### [OBJECTIVE]
Set the listing down again exactly, please, apart from its pictures.

### [DATA BLOCK]
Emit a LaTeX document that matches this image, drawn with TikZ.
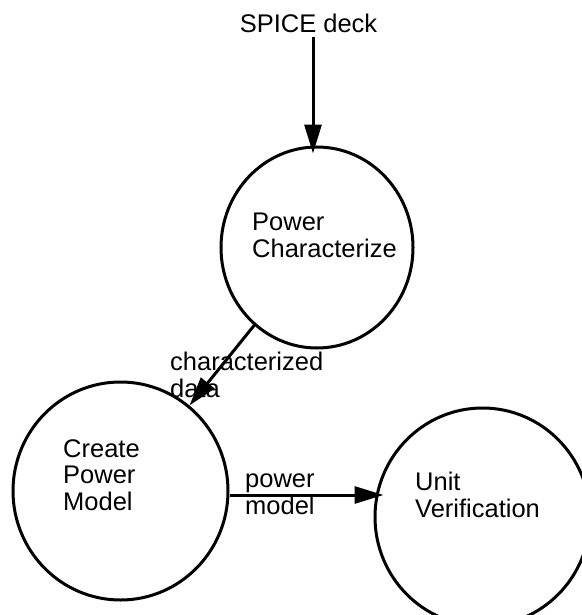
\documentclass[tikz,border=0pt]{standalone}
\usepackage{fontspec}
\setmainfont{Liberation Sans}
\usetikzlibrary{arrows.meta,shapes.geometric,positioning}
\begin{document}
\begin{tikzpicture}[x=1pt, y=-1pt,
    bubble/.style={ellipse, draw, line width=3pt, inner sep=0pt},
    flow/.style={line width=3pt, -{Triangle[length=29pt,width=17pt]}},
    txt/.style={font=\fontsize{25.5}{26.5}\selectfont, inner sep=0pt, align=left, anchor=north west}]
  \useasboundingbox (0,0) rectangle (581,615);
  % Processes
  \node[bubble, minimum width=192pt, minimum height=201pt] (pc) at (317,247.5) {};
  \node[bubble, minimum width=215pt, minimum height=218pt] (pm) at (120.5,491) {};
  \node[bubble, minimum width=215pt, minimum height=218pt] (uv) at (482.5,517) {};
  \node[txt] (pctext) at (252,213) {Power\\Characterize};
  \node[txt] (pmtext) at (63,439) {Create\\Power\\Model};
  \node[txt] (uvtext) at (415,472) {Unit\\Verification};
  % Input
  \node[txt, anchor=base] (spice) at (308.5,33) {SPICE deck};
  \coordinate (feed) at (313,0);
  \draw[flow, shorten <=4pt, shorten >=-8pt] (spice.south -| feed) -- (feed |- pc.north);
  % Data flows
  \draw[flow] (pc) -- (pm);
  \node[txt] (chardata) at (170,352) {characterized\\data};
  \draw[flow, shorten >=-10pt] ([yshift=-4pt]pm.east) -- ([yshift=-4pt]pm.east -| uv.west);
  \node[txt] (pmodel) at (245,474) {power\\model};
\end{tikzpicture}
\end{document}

### [RIGHT ANSWER]
Emit a LaTeX document that matches this image, drawn with TikZ.
\documentclass[tikz,border=0pt]{standalone}
\usepackage{fontspec}
\setmainfont{Liberation Sans}
\usetikzlibrary{arrows.meta,shapes.geometric,positioning}
\begin{document}
\begin{tikzpicture}[x=1pt, y=-1pt,
    bubble/.style={ellipse, draw, line width=3pt, inner sep=0pt},
    flow/.style={line width=3pt, -{Triangle[length=29pt,width=17pt]}},
    txt/.style={font=\fontsize{25.5}{26.5}\selectfont, inner sep=0pt, align=left, anchor=north west}]
  \useasboundingbox (0,0) rectangle (581,615);
  % Processes
  \node[bubble, minimum width=192pt, minimum height=201pt] (pc) at (317,247.5) {};
  \node[bubble, minimum width=215pt, minimum height=218pt] (pm) at (120.5,491) {};
  \node[bubble, minimum width=215pt, minimum height=218pt] (uv) at (482.5,517) {};
  \node[txt] (pctext) at (252,213) {Power\\Characterize};
  \node[txt] (pmtext) at (63,439) {Create\\Power\\Model};
  \node[txt] (uvtext) at (415,472) {Unit\\Verification};
  % Input
  \node[txt, anchor=base] (spice) at (308.5,33) {SPICE deck};
  \coordinate (feed) at (313,0);
  \draw[flow, shorten <=4pt, shorten >=-8pt] (spice.south -| feed) -- (feed |- pc.north);
  % Data flows
  \draw[flow] (pc) -- (pm);
  \node[txt] (chardata) at (170,352) {characterized\\data};
  \draw[flow, shorten >=-10pt] ([yshift=-4pt]pm.east) -- ([yshift=-4pt]pm.east -| uv.west);
  \node[txt] (pmodel) at (245,474) {power\\model};
\end{tikzpicture}
\end{document}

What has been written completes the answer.